Avec son savoir - faire habituel, Anouilh s’appuie sur ce scénario à la Feydau pour déclencher une cascade de rebondissements cocasses et ...prévisibles. Mais il truffe ce vaudeville de discussions sur l’impatience qui emporte les jeunes amoureux, sur la lucidité terrible qu’amène la vieillesse, sur l’âme avec laquelle on se débat toute la vie. Nous prenons plaisir à écouter ces réflexions pertinentes et poétiques, mais parfois le texte s’embourbe dans des explications lassantes. Par exemple quand le général tente d’éclairer la notion d’honneur.
Le noyau de la pièce est la haine réciproque qui enchaîne Amélie, la générale, à son mari. Venu exiger le divorce, celui-ci est submergé par un flot de reproches et de menaces :"Quand nous aurons achevé de pourrir tous les deux, côte à côte, dans nos boîtes, des gens inconnus, en passant, liront que j’étais ta femme, sur la pierre." Cet enfer conjugal fait songer à "La Danse de mort" de Strindberg. Mais ici la violence déchaînée est désamorcée par les gesticulations grotesques de ces époux sournois et pathétiques.

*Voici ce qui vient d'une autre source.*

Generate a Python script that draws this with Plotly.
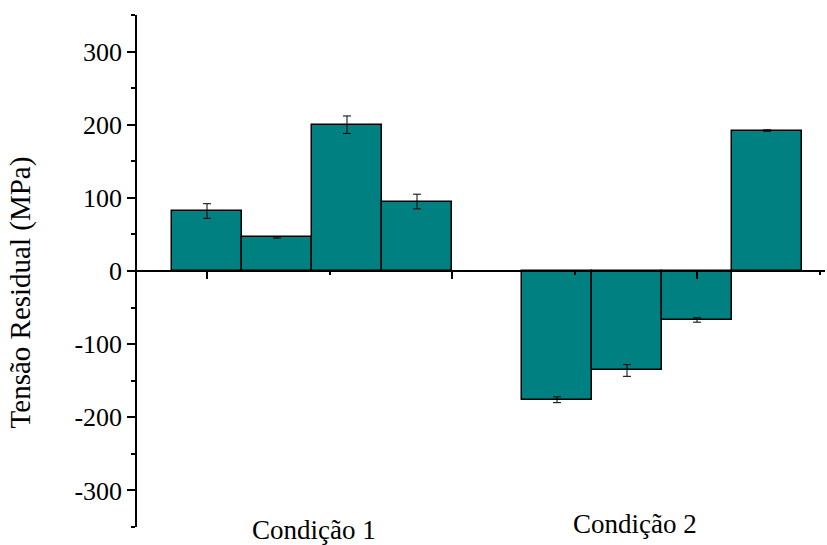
import plotly.graph_objects as go

# Residual stress per condition (MPa) with standard deviation
conditions = ["Condição 1", "Condição 2"]
stress_c1 = [82, 46, 200, 95]
error_c1 = [10, 1, 12, 10]
stress_c2 = [-176, -136, -67, 192]
error_c2 = [4, 8, 3, 1]

y_ticks = [-300, -200, -100, 0, 100, 200, 300]

bar_w = 2 / 7
group_start = [1.0, 1.0 + 10 / 7]

fig = go.Figure()
for start, vals, errs in zip(group_start, [stress_c1, stress_c2], [error_c1, error_c2]):
    xs = [start + i * bar_w for i in range(len(vals))]
    fig.add_trace(go.Bar(
        x=xs, y=vals, width=bar_w,
        marker=dict(color="#008080", line=dict(color="black", width=1.5)),
        error_y=dict(type="data", array=errs, visible=True,
                     color="black", thickness=1, width=4),
        showlegend=False,
    ))

font_family = "Liberation Serif, Times New Roman, serif"

fig.update_layout(
    width=827, height=545,
    margin=dict(l=137, r=2, t=15, b=18),
    paper_bgcolor="white", plot_bgcolor="white",
    font=dict(family=font_family, size=26, color="black"),
    bargap=0,
    xaxis=dict(
        range=[1 - 70 / 245, 1 - 70 / 245 + 688 / 245],
        anchor="free", position=0.5,
        showline=True, linecolor="black", linewidth=1.5,
        showgrid=False, zeroline=False,
        tickmode="array", tickvals=[1, 2, 3], ticks="outside",
        ticklen=7, tickwidth=1.5, tickcolor="black",
        showticklabels=False,
        minor=dict(tickvals=[1.5, 2.5, 3.5], ticks="outside", ticklen=3,
                   tickwidth=1.5, tickcolor="black"),
    ),
    yaxis=dict(
        range=[-350, 350],
        showline=True, linecolor="black", linewidth=1.5,
        showgrid=False, zeroline=False,
        tickmode="array", tickvals=y_ticks,
        ticktext=[str(v) for v in y_ticks],
        ticks="outside", ticklen=8, tickwidth=1.5, tickcolor="black",
        minor=dict(tickvals=[-350, -250, -150, -50, 50, 150, 250, 350],
                   ticks="outside", ticklen=4, tickwidth=1.5, tickcolor="black"),
        tickfont=dict(size=26),
    ),
)

# Category labels under the axis
label_x = [1.437, 2.746]
label_shift = [-3, 3]
for name, lx, sh in zip(conditions, label_x, label_shift):
    fig.add_annotation(x=lx, y=0, xref="x", yref="paper", text=name,
                       showarrow=False, yanchor="middle", yshift=sh,
                       font=dict(size=27, family=font_family))

fig.add_annotation(x=-0.168, y=0.459, xref="paper", yref="paper",
                   text="Tensão Residual (MPa)", textangle=-90,
                   showarrow=False, xanchor="center", yanchor="middle",
                   font=dict(size=29, family=font_family))

fig.write_html("out.html")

Dirigés avec précision, les neuf comédiens nous entraînent dans cette sarabande, sur un rythme alerte. Ils incarnent leur personnage avec conviction, mais le jeu décalé de Stéphanie Moriau (Ghislaine), de Bernard d’Oultremont (le secrétaire) et de Danielle Fire (Amélie) nous rappelle que nous sommes au théâtre. Tout comme les décors kitch de Christian Guilmin. Michel de Warzée maîtrise efficacement les différentes facettes du général Saint-Pé. Irritant par ses propos machistes, sa mauvaise foi, ses allures de matamore, sa cruauté, son égoïsme, il nous désarme quand il réchauffe ses rêves romantiques ou qu’il avoue : "Je suis tout seul et j’ai peur." L’interprétation tout en finesse de Gérard Duquet fait du docteur Bonfant bien plus qu’un faire - valoir. C’est un confident clairvoyant, cynique, apaisant, qui correspond assez bien à l’homme vu par Anouilh :"un animal inconsolable et gai."